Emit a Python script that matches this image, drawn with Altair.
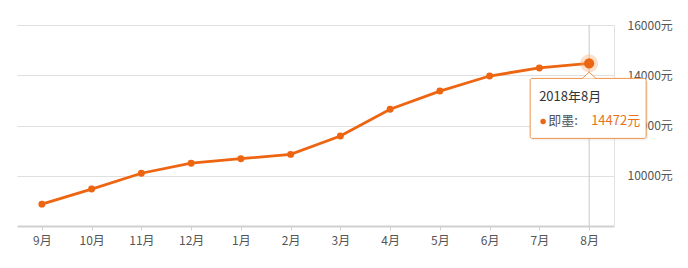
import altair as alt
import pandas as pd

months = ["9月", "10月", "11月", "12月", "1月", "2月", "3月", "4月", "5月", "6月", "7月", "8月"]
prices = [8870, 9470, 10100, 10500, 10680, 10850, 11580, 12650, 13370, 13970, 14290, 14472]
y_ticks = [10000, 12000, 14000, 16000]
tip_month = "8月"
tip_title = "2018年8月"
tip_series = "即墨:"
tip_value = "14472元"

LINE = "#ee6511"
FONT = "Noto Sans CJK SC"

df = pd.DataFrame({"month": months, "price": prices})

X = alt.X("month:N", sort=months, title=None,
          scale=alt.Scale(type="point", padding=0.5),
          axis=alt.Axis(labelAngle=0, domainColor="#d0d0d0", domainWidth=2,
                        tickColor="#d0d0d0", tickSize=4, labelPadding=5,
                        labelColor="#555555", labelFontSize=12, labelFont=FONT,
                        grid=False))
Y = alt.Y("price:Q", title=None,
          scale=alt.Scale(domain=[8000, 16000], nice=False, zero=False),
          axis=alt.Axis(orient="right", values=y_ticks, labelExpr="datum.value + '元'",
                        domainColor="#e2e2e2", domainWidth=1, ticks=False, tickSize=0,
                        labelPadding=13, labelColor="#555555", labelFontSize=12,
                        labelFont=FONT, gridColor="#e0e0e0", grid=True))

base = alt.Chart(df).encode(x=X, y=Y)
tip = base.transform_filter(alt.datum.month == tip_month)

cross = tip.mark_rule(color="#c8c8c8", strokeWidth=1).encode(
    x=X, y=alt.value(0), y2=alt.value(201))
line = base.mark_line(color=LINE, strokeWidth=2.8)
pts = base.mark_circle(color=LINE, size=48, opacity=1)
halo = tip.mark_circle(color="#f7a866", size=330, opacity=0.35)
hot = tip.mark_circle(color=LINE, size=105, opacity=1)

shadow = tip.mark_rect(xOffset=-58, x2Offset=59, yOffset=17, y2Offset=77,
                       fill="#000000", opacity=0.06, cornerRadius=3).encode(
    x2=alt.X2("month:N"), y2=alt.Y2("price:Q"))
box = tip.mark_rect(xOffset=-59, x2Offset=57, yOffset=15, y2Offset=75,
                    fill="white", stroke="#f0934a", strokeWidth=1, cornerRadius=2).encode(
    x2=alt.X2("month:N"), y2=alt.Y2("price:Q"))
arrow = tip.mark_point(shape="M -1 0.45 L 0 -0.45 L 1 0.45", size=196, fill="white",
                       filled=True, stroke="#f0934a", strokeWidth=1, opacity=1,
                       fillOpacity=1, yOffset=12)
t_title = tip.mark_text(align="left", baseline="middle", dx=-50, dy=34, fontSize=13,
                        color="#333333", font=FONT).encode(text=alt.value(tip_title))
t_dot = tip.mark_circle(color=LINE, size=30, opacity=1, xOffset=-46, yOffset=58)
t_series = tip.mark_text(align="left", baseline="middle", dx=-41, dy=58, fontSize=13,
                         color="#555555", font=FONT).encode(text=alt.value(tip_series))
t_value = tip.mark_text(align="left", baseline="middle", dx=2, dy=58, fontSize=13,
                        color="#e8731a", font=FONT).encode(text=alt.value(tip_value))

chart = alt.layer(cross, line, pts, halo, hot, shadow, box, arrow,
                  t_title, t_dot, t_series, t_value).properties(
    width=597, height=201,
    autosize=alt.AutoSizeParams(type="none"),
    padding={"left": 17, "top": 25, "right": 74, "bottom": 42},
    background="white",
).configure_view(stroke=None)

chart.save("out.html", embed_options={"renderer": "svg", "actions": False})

================

### GOAL OF THE EXERCISE:
Leave out the pictures, then repeat the listing above exactly from its first line to the line with "import pandas as pd", inclusive.

### COMPLETE ANSWER:
Emit a Python script that matches this image, drawn with Altair.
import altair as alt
import pandas as pd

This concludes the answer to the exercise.